La dignité nous sera d’autant plus facile que nous ne serons pas oubliés. L’oubli. Je vous avoue ne pas avoir pas compris, pendant longtemps, cette peur de l’oubli. Comment oublier ça ? Impossible d’oublier l’horreur, encore plus impossible d’oublier nos défunts. Mais je commence à comprendre combien il est cruel de se sentir oubliés par les autres, les médias nationaux qui, entre la fête nationale et la très riche actualité sanitaire et politique, nous ont bien peu sollicité cette année.
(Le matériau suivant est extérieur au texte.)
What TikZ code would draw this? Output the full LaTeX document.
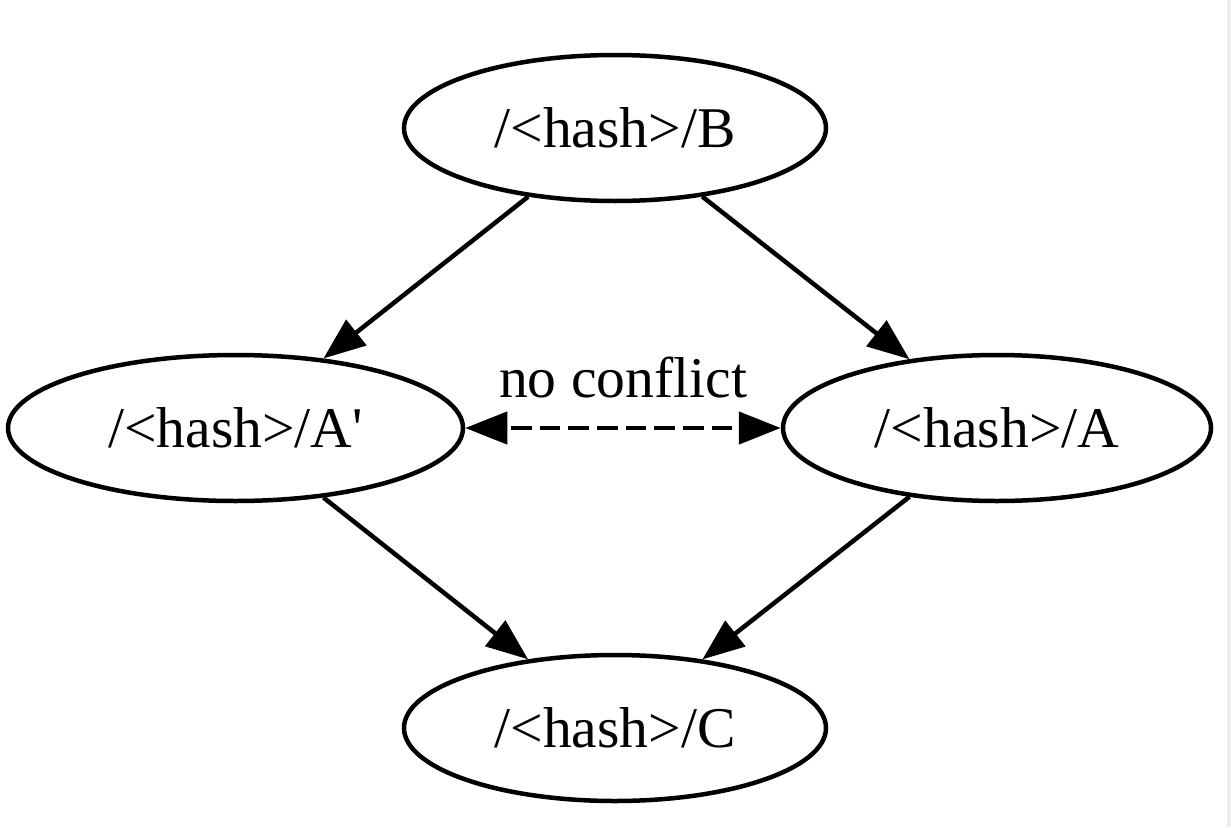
\documentclass[tikz,border=0pt]{standalone}
\usepackage{fontspec}
\setmainfont{Liberation Serif}[Ligatures=TeXOff]
\usetikzlibrary{shapes.geometric,arrows.meta}
\definecolor{stripgray}{HTML}{EEEEEE}
\tikzset{
  statenode/.style={ellipse, draw, line width=4.5pt, inner sep=0pt,
    minimum height=146pt, font=\fontsize{57.6}{60}\selectfont},
  edgeline/.style={line width=4.5pt, -{Triangle[length=42pt,width=32pt]}},
  conflictline/.style={line width=4.5pt, dash pattern=on 20.7pt off 8pt, dash phase=24pt,
    {Triangle[length=42pt,width=32pt]}-{Triangle[length=42pt,width=32pt]}},
  lbl/.style={font=\fontsize{57.6}{60}\selectfont, inner sep=0pt}
}
\begin{document}
\begin{tikzpicture}[x=1pt,y=-1pt]
\useasboundingbox (0,0) rectangle (1231,827);
\fill[white] (0,0) rectangle (1231,827);
\fill[stripgray] (1227,0) rectangle (1231,827);
\node[statenode, minimum width=422pt] (B) at (615,128) {/<hash>/B};
\node[statenode, minimum width=455pt] (Ap) at (235.5,428) {/<hash>/A'};
\node[statenode, minimum width=428pt] (A) at (997,428) {/<hash>/A};
\node[statenode, minimum width=422pt] (C) at (615,728) {/<hash>/C};
\draw[edgeline] (B) -- (Ap);
\draw[edgeline] (B) -- (A);
\draw[edgeline] (Ap) -- (C);
\draw[edgeline] (A) -- (C);
\draw[conflictline] (Ap) -- (A);
\node[lbl, anchor=base] (nc) at (623,397) {no conflict};
\end{tikzpicture}
\end{document}
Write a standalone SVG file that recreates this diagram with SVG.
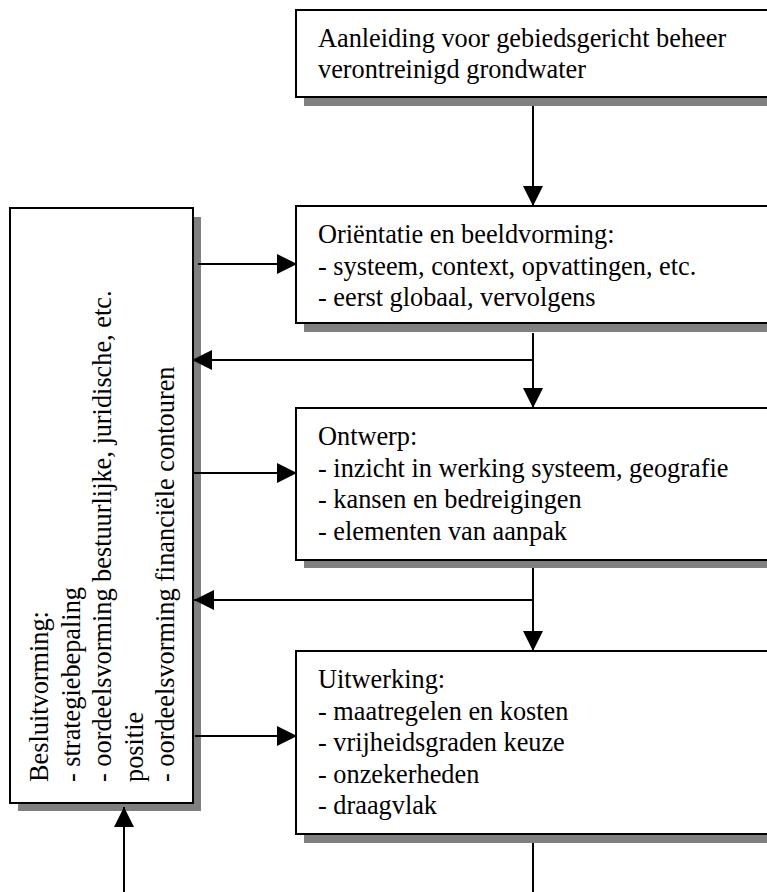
<svg xmlns="http://www.w3.org/2000/svg" width="767" height="892" viewBox="0 0 767 892">
<style>
.box{fill:#fff;stroke:#000;stroke-width:2}
.sh{fill:#808080}
.t{font-family:"Liberation Serif","Times New Roman",serif;font-size:26.3px;fill:#000}
.c{fill:none;stroke:#000;stroke-width:2}
</style>
<defs>
<marker id="ah" viewBox="0 0 20 20" markerUnits="userSpaceOnUse" markerWidth="20" markerHeight="20" refX="20" refY="10" orient="auto">
<path d="M0,0 L20,10 L0,20 z" fill="#000"/>
</marker>
</defs>
<rect width="767" height="892" fill="#fff"/>
<g id="aanleiding">
<rect class="sh" x="304" y="19" width="500" height="87"/>
<rect class="box" x="296" y="10" width="500" height="87"/>
<text class="t"><tspan x="318" y="47">Aanleiding voor gebiedsgericht beheer</tspan><tspan x="318" y="78">verontreinigd grondwater</tspan></text>
</g>
<g id="orientatie">
<rect class="sh" x="304" y="215" width="500" height="117"/>
<rect class="box" x="296" y="206" width="500" height="117"/>
<text class="t"><tspan x="318" y="243">Oriëntatie en beeldvorming:</tspan><tspan x="318" y="274.6">- systeem, context, opvattingen, etc.</tspan><tspan x="318" y="306.2">- eerst globaal, vervolgens</tspan></text>
</g>
<g id="ontwerp">
<rect class="sh" x="304" y="417" width="500" height="151"/>
<rect class="box" x="296" y="408" width="500" height="152"/>
<text class="t"><tspan x="318" y="445">Ontwerp:</tspan><tspan x="318" y="476.6">- inzicht in werking systeem, geografie</tspan><tspan x="318" y="508.2">- kansen en bedreigingen</tspan><tspan x="318" y="539.8">- elementen van aanpak</tspan></text>
</g>
<g id="uitwerking">
<rect class="sh" x="304" y="660" width="500" height="183"/>
<rect class="box" x="296" y="651" width="500" height="183"/>
<text class="t"><tspan x="318" y="688">Uitwerking:</tspan><tspan x="318" y="719.6">- maatregelen en kosten</tspan><tspan x="318" y="751.2">- vrijheidsgraden keuze</tspan><tspan x="318" y="782.8">- onzekerheden</tspan><tspan x="318" y="814.4">- draagvlak</tspan></text>
</g>
<g id="besluitvorming">
<rect class="sh" x="18" y="217" width="183" height="594"/>
<rect class="box" x="10" y="208" width="183" height="595"/>
<text class="t" transform="translate(0,782) rotate(-90)"><tspan x="0" y="48">Besluitvorming:</tspan><tspan x="0" y="79.6">- strategiebepaling</tspan><tspan x="0" y="111.2">- oordeelsvorming bestuurlijke, juridische, etc.</tspan><tspan x="0" y="142.8">positie</tspan><tspan x="0" y="174.4">- oordeelsvorming financiële contouren</tspan></text>
</g>
<g id="connectors">
<path class="c" d="M533,106 V206" marker-end="url(#ah)"/>
<path class="c" d="M198,264 H297" marker-end="url(#ah)"/>
<path class="c" d="M533,360 H192" marker-end="url(#ah)"/>
<path class="c" d="M533,333 V408" marker-end="url(#ah)"/>
<path class="c" d="M194,473 H297" marker-end="url(#ah)"/>
<path class="c" d="M533,600 H194" marker-end="url(#ah)"/>
<path class="c" d="M533,568 V651" marker-end="url(#ah)"/>
<path class="c" d="M195,736 H297" marker-end="url(#ah)"/>
<path class="c" d="M124,892 V807" marker-end="url(#ah)"/>
<path class="c" d="M533,843 V892"/>
</g>
</svg>
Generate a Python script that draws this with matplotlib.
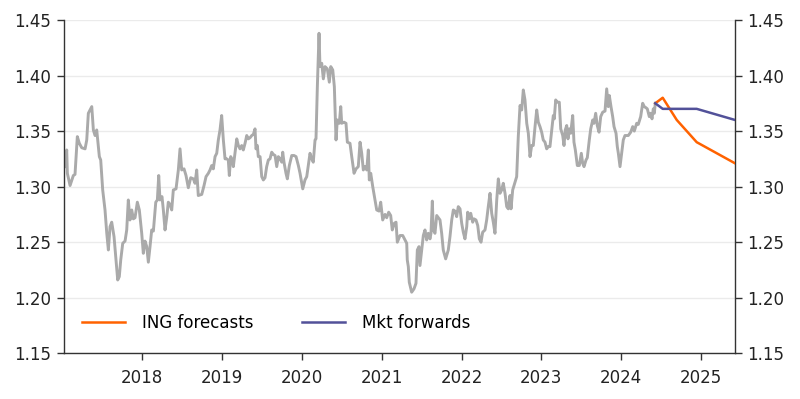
import matplotlib
matplotlib.use("Agg")
import matplotlib.pyplot as plt

# ==================== Data ====================
# spot history, x in decimal years
spot_year = [
    2017.031, 2017.052, 2017.060, 2017.094, 2017.135, 2017.156, 2017.185, 2017.210, 2017.240, 2017.282,
    2017.303, 2017.323, 2017.366, 2017.386, 2017.407, 2017.428, 2017.461, 2017.478, 2017.503, 2017.532,
    2017.554, 2017.574, 2017.595, 2017.616, 2017.645, 2017.670, 2017.691, 2017.711, 2017.729, 2017.754,
    2017.783, 2017.804, 2017.824, 2017.845, 2017.867, 2017.887, 2017.908, 2017.937, 2017.962, 2017.992,
    2018.012, 2018.033, 2018.055, 2018.075, 2018.096, 2018.117, 2018.138, 2018.168, 2018.188, 2018.205,
    2018.221, 2018.246, 2018.263, 2018.284, 2018.305, 2018.325, 2018.347, 2018.368, 2018.388, 2018.422,
    2018.451, 2018.472, 2018.493, 2018.522, 2018.547, 2018.576, 2018.606, 2018.639, 2018.660, 2018.681,
    2018.701, 2018.744, 2018.773, 2018.798, 2018.827, 2018.848, 2018.869, 2018.889, 2018.911, 2018.932,
    2018.952, 2018.973, 2018.994, 2019.015, 2019.036, 2019.057, 2019.077, 2019.090, 2019.107, 2019.127,
    2019.140, 2019.161, 2019.183, 2019.203, 2019.224, 2019.245, 2019.265, 2019.287, 2019.308, 2019.328,
    2019.349, 2019.371, 2019.391, 2019.412, 2019.424, 2019.441, 2019.453, 2019.475, 2019.496, 2019.516,
    2019.537, 2019.558, 2019.579, 2019.600, 2019.621, 2019.641, 2019.663, 2019.684, 2019.704, 2019.725,
    2019.747, 2019.759, 2019.775, 2019.800, 2019.817, 2019.842, 2019.872, 2019.901, 2019.926, 2019.955,
    2019.976, 2019.997, 2020.010, 2020.038, 2020.060, 2020.080, 2020.101, 2020.122, 2020.142, 2020.164,
    2020.176, 2020.193, 2020.214, 2020.226, 2020.248, 2020.268, 2020.289, 2020.318, 2020.343, 2020.361,
    2020.386, 2020.406, 2020.418, 2020.427, 2020.443, 2020.468, 2020.486, 2020.498, 2020.527, 2020.552,
    2020.569, 2020.602, 2020.624, 2020.653, 2020.678, 2020.706, 2020.728, 2020.749, 2020.769, 2020.790,
    2020.812, 2020.832, 2020.844, 2020.862, 2020.887, 2020.916, 2020.937, 2020.966, 2020.987, 2021.012,
    2021.041, 2021.062, 2021.087, 2021.112, 2021.132, 2021.157, 2021.179, 2021.195, 2021.229, 2021.263,
    2021.292, 2021.313, 2021.320, 2021.333, 2021.345, 2021.375, 2021.404, 2021.429, 2021.446, 2021.467,
    2021.479, 2021.501, 2021.521, 2021.542, 2021.563, 2021.583, 2021.605, 2021.617, 2021.634, 2021.646,
    2021.667, 2021.689, 2021.709, 2021.730, 2021.751, 2021.771, 2021.801, 2021.834, 2021.855, 2021.877,
    2021.897, 2021.918, 2021.939, 2021.959, 2021.981, 2022.002, 2022.022, 2022.043, 2022.065, 2022.077,
    2022.097, 2022.115, 2022.140, 2022.156, 2022.181, 2022.203, 2022.223, 2022.244, 2022.265, 2022.294,
    2022.315, 2022.335, 2022.357, 2022.378, 2022.398, 2022.419, 2022.441, 2022.461, 2022.482, 2022.503,
    2022.523, 2022.545, 2022.566, 2022.586, 2022.607, 2022.620, 2022.641, 2022.670, 2022.691, 2022.711,
    2022.733, 2022.754, 2022.774, 2022.795, 2022.817, 2022.837, 2022.858, 2022.879, 2022.899, 2022.921,
    2022.942, 2022.962, 2022.983, 2023.004, 2023.024, 2023.046, 2023.067, 2023.087, 2023.108, 2023.130,
    2023.150, 2023.162, 2023.180, 2023.200, 2023.225, 2023.243, 2023.268, 2023.284, 2023.300, 2023.318,
    2023.334, 2023.350, 2023.368, 2023.393, 2023.409, 2023.426, 2023.451, 2023.476, 2023.501, 2023.518,
    2023.535, 2023.560, 2023.576, 2023.601, 2023.619, 2023.644, 2023.660, 2023.681, 2023.701, 2023.723,
    2023.744, 2023.769, 2023.798, 2023.819, 2023.839, 2023.852, 2023.873, 2023.894, 2023.911, 2023.936,
    2023.952, 2023.965, 2023.986, 2024.007, 2024.027, 2024.048, 2024.090, 2024.120, 2024.145, 2024.165,
    2024.195, 2024.215, 2024.245, 2024.270, 2024.290, 2024.311, 2024.328, 2024.353, 2024.370, 2024.387,
    2024.403, 2024.416, 2024.428,
]
spot_value = [
    1.318, 1.333, 1.312, 1.301, 1.310, 1.311, 1.345, 1.339, 1.335, 1.334,
    1.342, 1.366, 1.372, 1.351, 1.346, 1.351, 1.327, 1.324, 1.297, 1.279,
    1.258, 1.243, 1.264, 1.268, 1.255, 1.234, 1.216, 1.219, 1.234, 1.249,
    1.251, 1.261, 1.288, 1.270, 1.279, 1.271, 1.272, 1.286, 1.279, 1.258,
    1.240, 1.251, 1.246, 1.232, 1.246, 1.261, 1.260, 1.286, 1.288, 1.310,
    1.288, 1.291, 1.279, 1.261, 1.272, 1.286, 1.284, 1.279, 1.297, 1.298,
    1.315, 1.334, 1.315, 1.316, 1.310, 1.299, 1.308, 1.307, 1.303, 1.315,
    1.292, 1.293, 1.301, 1.309, 1.312, 1.315, 1.319, 1.316, 1.327, 1.330,
    1.342, 1.351, 1.364, 1.342, 1.325, 1.325, 1.324, 1.310, 1.327, 1.324,
    1.318, 1.330, 1.343, 1.337, 1.334, 1.337, 1.333, 1.339, 1.346, 1.343,
    1.344, 1.346, 1.347, 1.352, 1.334, 1.337, 1.327, 1.327, 1.309, 1.306,
    1.308, 1.318, 1.324, 1.325, 1.331, 1.329, 1.328, 1.318, 1.327, 1.325,
    1.322, 1.331, 1.322, 1.312, 1.307, 1.319, 1.328, 1.328, 1.327, 1.319,
    1.312, 1.303, 1.298, 1.306, 1.309, 1.319, 1.330, 1.325, 1.322, 1.342,
    1.343, 1.390, 1.438, 1.408, 1.411, 1.397, 1.408, 1.406, 1.394, 1.408,
    1.405, 1.390, 1.363, 1.342, 1.360, 1.357, 1.372, 1.357, 1.358, 1.357,
    1.340, 1.339, 1.327, 1.312, 1.316, 1.318, 1.340, 1.330, 1.315, 1.318,
    1.315, 1.333, 1.306, 1.312, 1.300, 1.288, 1.279, 1.278, 1.286, 1.270,
    1.275, 1.272, 1.277, 1.274, 1.261, 1.267, 1.268, 1.250, 1.256, 1.256,
    1.252, 1.249, 1.234, 1.228, 1.214, 1.205, 1.208, 1.213, 1.243, 1.246,
    1.229, 1.243, 1.256, 1.261, 1.252, 1.258, 1.253, 1.258, 1.287, 1.261,
    1.258, 1.274, 1.272, 1.270, 1.258, 1.243, 1.235, 1.243, 1.255, 1.270,
    1.279, 1.278, 1.273, 1.282, 1.280, 1.267, 1.259, 1.253, 1.264, 1.277,
    1.271, 1.276, 1.268, 1.271, 1.270, 1.265, 1.253, 1.250, 1.259, 1.261,
    1.270, 1.282, 1.294, 1.276, 1.268, 1.258, 1.288, 1.307, 1.294, 1.297,
    1.303, 1.294, 1.282, 1.280, 1.292, 1.280, 1.297, 1.304, 1.309, 1.345,
    1.373, 1.369, 1.387, 1.378, 1.357, 1.348, 1.327, 1.337, 1.337, 1.354,
    1.369, 1.358, 1.354, 1.349, 1.342, 1.340, 1.334, 1.336, 1.336, 1.351,
    1.364, 1.361, 1.378, 1.376, 1.376, 1.352, 1.346, 1.337, 1.351, 1.355,
    1.343, 1.352, 1.348, 1.364, 1.340, 1.333, 1.319, 1.319, 1.330, 1.321,
    1.318, 1.324, 1.326, 1.342, 1.352, 1.360, 1.357, 1.366, 1.355, 1.349,
    1.363, 1.367, 1.368, 1.388, 1.372, 1.382, 1.372, 1.363, 1.354, 1.348,
    1.336, 1.330, 1.318, 1.330, 1.342, 1.346, 1.346, 1.349, 1.354, 1.350,
    1.357, 1.356, 1.363, 1.375, 1.372, 1.371, 1.370, 1.363, 1.366, 1.361,
    1.370, 1.366, 1.375,
]

ing_year = [2024.428, 2024.521, 2024.697, 2024.947, 2025.427]
ing_value = [1.375, 1.380, 1.360, 1.340, 1.321]

fwd_year = [2024.428, 2024.521, 2024.947, 2025.427]
fwd_value = [1.375, 1.370, 1.370, 1.360]

year_ticks = [2018, 2019, 2020, 2021, 2022, 2023, 2024, 2025]
y_ticks = [1.15, 1.20, 1.25, 1.30, 1.35, 1.40, 1.45]

# ==================== Plot ====================
plt.rcParams['font.family'] = ['DejaVu Sans']

fig = plt.figure(figsize=(8, 3.99), dpi=100)
ax = fig.add_axes([0.08, 0.1145, 0.83875, 0.8355])

ax.plot(spot_year, spot_value, color='#aaaaaa', lw=2.1, solid_joinstyle='round', zorder=2)
ax.plot(ing_year, ing_value, color='#ff6200', lw=1.8, label='ING forecasts', zorder=3)
ax.plot(fwd_year, fwd_value, color='#525199', lw=1.8, label='Mkt forwards', zorder=3)

ax.set_xlim(2017.018, 2025.427)
ax.set_ylim(1.15, 1.45)
ax.set_xticks(year_ticks)
ax.set_xticklabels([str(y) for y in year_ticks])
ax.set_yticks(y_ticks)
ax.set_yticklabels(['{:.2f}'.format(v) for v in y_ticks])

ax.grid(axis='y', color='#ebebeb', lw=1.0, zorder=0)
ax.set_axisbelow(True)

for side in ['left', 'right', 'bottom']:
    ax.spines[side].set_color('#333333')
    ax.spines[side].set_linewidth(1.0)
ax.spines['top'].set_visible(False)

ax.tick_params(axis='both', which='both', direction='out', length=5, width=1,
               color='#333333', labelcolor='#222222', labelsize=12)
ax.tick_params(axis='y', left=True, right=True, labelleft=True, labelright=True, pad=4)
ax.tick_params(axis='x', pad=6)

ax.legend(loc='center left', bbox_to_anchor=(0.027, 0.092), ncol=2, frameon=False,
          fontsize=12, handlelength=2.6, handletextpad=1.0, columnspacing=2.9,
          borderpad=0, borderaxespad=0)

fig.savefig('out.png', dpi=100)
Oubliés par les pouvoirs publics centraux, par la Justice et peut-être, un jour, en conséquence, par une partie même du peuple français.

Ne nous laissons pas ranger dans les archives des causes perdues et des affaires classées sans suite, rappelons que nous sommes les dépositaires d’une souffrance qui menace notre pays tout entier.

Je voudrais enfin, pour finir, faire part de notre gratitude à tous ceux qui, dès le soir de 14 juillet sur la Prom, nous sont venus en aide. Beaucoup n’étaient pas obligés d’intervenir et l’ont fait parce que leur courage égalait leur humanité, d’autres pour accomplir leur devoir avec abnégation – ils en ont été marqués à vie. Je dis notre gratitude à ceux qui nous accompagnent, nous soutiennent, de la même manière que je clame toute notre détermination à ceux pour qui, du fait de tel ou tel enjeu, voudraient nous faire oublier.

Leur dire que nous ferons tout ce que nous pouvons avec les moyens qu’il nous reste. Nous le ferons en leur nom, à tous ces anges dont nous saluons respectueusement la mémoire."